> **Data extract**
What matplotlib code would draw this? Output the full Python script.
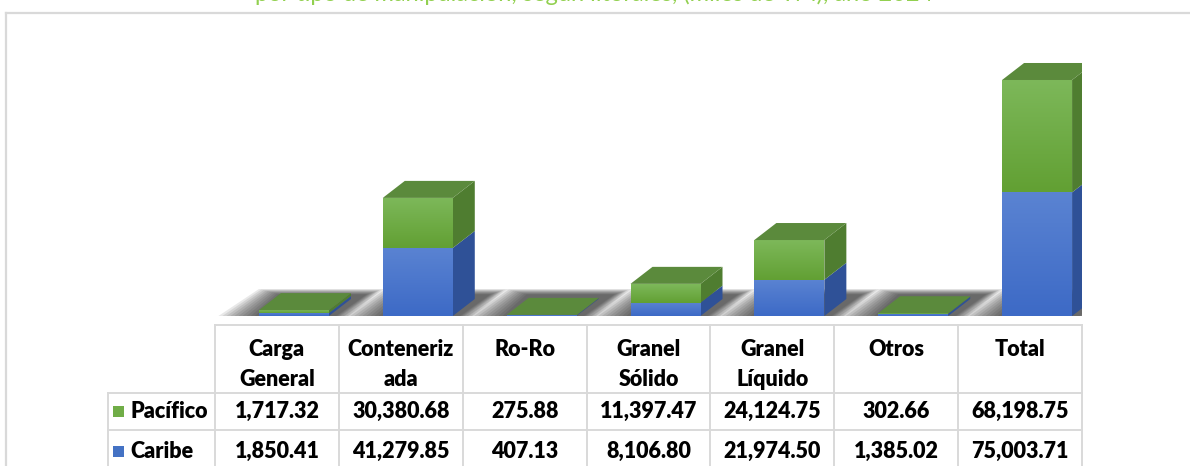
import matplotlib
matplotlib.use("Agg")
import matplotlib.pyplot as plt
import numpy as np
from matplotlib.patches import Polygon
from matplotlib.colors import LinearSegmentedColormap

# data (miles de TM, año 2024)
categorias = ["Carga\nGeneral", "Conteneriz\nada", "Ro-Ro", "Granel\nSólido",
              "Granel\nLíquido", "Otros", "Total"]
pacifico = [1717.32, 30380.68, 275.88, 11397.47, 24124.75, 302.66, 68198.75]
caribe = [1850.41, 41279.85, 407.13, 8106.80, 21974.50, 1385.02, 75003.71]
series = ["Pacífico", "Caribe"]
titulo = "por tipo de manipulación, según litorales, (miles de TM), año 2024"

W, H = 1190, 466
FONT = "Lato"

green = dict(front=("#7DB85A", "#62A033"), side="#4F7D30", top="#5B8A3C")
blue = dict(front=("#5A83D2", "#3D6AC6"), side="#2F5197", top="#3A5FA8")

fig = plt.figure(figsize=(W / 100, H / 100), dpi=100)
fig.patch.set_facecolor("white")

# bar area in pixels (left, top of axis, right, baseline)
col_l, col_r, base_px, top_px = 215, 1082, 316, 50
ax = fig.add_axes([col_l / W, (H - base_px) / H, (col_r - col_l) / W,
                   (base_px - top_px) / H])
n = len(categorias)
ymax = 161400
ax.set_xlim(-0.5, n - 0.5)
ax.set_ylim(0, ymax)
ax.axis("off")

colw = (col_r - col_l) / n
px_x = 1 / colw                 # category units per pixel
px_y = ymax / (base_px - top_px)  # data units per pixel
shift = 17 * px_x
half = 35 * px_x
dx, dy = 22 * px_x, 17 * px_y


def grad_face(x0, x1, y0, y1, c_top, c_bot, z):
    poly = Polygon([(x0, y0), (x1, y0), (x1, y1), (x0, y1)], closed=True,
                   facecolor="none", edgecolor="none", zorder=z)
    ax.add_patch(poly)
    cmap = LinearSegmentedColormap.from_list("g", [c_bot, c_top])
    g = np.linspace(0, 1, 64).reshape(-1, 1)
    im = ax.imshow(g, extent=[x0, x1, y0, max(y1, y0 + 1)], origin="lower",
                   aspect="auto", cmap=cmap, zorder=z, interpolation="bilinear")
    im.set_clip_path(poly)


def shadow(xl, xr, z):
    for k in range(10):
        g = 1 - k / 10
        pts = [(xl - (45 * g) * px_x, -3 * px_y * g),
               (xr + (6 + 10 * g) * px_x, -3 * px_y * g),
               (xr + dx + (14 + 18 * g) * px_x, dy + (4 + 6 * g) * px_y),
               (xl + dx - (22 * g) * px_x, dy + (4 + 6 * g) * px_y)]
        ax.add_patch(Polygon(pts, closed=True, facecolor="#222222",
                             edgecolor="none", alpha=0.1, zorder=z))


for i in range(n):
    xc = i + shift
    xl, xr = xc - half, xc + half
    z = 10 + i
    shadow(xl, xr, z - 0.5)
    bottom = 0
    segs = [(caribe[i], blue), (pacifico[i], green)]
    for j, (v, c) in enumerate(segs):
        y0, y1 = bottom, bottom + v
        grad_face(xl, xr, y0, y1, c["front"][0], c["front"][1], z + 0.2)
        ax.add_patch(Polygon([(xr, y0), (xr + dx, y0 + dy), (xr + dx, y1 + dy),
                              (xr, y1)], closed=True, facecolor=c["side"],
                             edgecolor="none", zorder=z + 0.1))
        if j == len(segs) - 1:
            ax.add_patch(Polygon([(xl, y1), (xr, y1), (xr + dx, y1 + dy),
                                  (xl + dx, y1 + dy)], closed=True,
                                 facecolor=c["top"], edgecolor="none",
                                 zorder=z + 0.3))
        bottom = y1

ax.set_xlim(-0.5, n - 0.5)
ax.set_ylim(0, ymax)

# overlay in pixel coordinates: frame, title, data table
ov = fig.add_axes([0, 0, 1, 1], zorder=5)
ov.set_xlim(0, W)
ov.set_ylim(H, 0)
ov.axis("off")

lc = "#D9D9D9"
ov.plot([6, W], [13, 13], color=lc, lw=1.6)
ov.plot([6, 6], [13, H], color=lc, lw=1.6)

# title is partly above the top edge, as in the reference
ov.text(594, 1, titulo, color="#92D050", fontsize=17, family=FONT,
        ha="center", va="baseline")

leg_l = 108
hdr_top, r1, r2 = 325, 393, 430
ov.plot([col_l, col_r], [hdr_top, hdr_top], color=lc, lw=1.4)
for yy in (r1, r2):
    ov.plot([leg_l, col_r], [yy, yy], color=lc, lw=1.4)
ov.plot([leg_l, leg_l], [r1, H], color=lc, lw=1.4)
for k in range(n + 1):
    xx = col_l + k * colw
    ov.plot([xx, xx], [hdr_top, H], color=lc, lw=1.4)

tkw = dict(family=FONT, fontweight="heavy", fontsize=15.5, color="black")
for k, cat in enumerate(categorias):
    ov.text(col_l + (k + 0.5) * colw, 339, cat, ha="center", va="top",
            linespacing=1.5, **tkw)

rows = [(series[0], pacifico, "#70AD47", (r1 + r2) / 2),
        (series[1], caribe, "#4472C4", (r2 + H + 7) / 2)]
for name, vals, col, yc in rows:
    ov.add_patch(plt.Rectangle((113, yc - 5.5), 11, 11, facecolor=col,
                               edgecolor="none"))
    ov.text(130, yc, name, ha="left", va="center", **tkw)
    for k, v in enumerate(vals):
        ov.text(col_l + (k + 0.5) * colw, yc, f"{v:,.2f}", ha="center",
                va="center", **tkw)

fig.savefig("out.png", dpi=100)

* * *

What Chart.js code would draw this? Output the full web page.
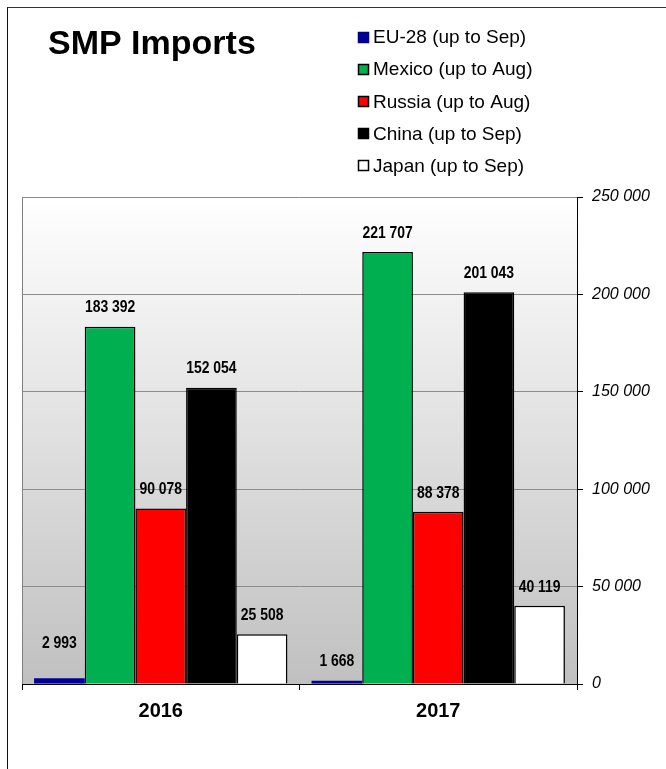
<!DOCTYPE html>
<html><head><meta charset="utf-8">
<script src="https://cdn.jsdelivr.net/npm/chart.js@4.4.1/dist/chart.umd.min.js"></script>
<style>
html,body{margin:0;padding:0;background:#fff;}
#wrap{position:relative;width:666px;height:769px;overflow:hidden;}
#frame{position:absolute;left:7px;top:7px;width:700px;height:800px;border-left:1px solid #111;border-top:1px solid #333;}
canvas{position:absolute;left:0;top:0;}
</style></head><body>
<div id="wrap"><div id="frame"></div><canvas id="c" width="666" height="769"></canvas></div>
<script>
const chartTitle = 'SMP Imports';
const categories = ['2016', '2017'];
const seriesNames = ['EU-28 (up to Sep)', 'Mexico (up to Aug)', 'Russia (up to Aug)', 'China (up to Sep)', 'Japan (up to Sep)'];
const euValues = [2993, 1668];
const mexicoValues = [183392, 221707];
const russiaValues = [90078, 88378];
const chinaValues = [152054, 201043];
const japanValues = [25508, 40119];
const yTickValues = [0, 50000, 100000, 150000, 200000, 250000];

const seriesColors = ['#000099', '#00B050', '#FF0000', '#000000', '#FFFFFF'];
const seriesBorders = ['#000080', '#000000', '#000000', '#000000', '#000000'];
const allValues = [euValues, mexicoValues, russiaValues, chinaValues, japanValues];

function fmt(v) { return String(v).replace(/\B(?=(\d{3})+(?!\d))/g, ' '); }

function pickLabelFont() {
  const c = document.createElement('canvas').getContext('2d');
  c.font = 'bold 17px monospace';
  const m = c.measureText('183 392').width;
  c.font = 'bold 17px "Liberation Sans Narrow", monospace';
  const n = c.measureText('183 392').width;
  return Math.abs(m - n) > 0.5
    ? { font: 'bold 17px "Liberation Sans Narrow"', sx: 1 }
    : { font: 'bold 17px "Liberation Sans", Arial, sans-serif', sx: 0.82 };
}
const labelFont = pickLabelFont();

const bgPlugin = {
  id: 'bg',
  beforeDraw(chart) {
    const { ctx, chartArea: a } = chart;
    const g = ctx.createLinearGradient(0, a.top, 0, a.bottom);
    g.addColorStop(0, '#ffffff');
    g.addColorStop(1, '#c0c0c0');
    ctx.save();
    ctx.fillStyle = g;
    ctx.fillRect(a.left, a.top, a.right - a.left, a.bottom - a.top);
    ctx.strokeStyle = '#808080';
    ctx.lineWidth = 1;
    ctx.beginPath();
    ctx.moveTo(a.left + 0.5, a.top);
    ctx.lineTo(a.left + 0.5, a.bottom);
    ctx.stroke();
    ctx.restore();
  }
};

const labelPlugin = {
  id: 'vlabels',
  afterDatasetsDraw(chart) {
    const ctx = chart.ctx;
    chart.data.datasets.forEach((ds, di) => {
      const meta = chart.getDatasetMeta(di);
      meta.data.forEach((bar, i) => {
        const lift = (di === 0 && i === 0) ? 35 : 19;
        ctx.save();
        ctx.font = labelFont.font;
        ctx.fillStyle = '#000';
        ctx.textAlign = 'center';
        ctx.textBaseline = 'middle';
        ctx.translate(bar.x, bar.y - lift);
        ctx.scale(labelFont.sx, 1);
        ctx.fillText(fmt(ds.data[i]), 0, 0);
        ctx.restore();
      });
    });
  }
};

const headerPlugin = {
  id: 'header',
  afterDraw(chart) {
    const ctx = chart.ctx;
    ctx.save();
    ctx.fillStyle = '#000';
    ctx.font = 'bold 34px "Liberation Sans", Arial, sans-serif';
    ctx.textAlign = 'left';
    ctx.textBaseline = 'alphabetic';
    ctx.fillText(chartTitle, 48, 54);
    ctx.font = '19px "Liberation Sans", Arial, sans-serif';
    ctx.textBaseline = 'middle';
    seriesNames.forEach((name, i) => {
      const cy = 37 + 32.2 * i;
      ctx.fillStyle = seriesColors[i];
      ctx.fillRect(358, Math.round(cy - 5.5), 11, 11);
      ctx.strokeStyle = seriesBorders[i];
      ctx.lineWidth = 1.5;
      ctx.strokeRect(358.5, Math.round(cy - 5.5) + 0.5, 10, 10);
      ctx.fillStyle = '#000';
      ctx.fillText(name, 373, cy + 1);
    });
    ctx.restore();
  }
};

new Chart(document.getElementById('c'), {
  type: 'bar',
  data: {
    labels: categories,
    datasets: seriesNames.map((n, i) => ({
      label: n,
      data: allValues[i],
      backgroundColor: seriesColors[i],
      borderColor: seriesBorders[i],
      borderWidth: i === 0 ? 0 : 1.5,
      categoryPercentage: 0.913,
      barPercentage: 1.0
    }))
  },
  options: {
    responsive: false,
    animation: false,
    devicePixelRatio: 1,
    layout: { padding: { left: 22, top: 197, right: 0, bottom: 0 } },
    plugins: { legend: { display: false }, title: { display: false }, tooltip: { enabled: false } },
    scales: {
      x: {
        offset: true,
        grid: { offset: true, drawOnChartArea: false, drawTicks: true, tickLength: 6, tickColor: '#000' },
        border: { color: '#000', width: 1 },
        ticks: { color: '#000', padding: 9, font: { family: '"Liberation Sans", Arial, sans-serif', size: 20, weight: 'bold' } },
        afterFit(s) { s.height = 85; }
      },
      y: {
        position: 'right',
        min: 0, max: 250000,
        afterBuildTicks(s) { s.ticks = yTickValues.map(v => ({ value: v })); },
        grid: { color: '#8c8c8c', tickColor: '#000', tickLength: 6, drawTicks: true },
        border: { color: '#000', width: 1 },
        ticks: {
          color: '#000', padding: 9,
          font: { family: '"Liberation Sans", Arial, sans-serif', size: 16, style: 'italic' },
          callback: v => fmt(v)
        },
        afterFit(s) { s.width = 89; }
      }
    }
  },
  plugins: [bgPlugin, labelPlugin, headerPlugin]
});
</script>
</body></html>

> **Given instruction**
Count the lines above that contain the word "script". Give only the number.

> **Correct output**
4